Home India Politics Jinnah, a bugbear for the Bharatiya Janata Party?

Jinnah, a bugbear for the Bharatiya Janata Party?

By IANS,

New Delhi : For the second time in five years, Pakistan founder Mohammed Ali Jinnah has come to haunt the Bharatiya Janata Party (BJP), the party which espouses the cause of Hindus. Invoking of his name first nearly claimed the job of party president L.K. Advani and now has scalped Jaswant Singh, senior party leader.

In 2005, then BJP chief Advani got into trouble when, during a six-day visit to Pakistan, he spoke of Jinnah’s “forceful espousal of a secular state in which every citizen would be free to practice his own religion”.

The remarks stirred a hornet’s nest in the party that dissociated itself with his views. Such was the groundswell of opinion against his remarks — seen to be heretical to the party’s long-held views that Jinnah was a Muslim communalist and the villain behind the partition of the subcontinent — that Advani was forced to offer to step down as party president.

“I have not said or done anything in Pakistan which I need to retract or review,” he said then and described the founder of Pakistan as one of the “very few who actually created history”.

History repeated four years later with his party colleague Jaswant Singh falling victim to the Jinnah syndrome when, after five years of research, he came out with his book “Jinnah — India, Partition, Independence”.

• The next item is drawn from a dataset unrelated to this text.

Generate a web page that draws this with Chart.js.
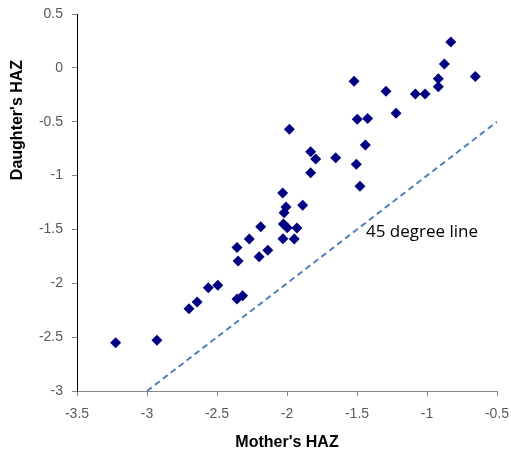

In his book, Jaswant Singh maintained that Jinnah was “demonised” for no reason and that it was Jawaharlal Nehru’s “highly centralised polity” that led to the Partition of India. Singh also blamed Sardar Patel, India’s first home minister.

“Jinnah did not win Pakistan, as the Congress leaders Nehru and Patel finally conceded Pakistan to Jinnah, with the British acting as an ever helpful midwife,” Singh has said in an interview to a TV channel.

However, with the Rashtriya Swayamsevak Sangh (RSS), the ideological fountainhead of the BJP, strongly disagreeing with Jaswant Singh’s views, the party leadership had little option.

Speaking about the man to whom he has devoted a tome, Singh said he admired Jinnah’s character.

“I admire certain aspects of his personality. His determination and the will to rise. He was a self-made man. Mahatma Gandhi was the son of a Diwan. All these (people), Nehru and others, were born to wealth and position. Jinnah created for himself a position. He carved in Bombay, a metropolitan city, a position for himself,” he said.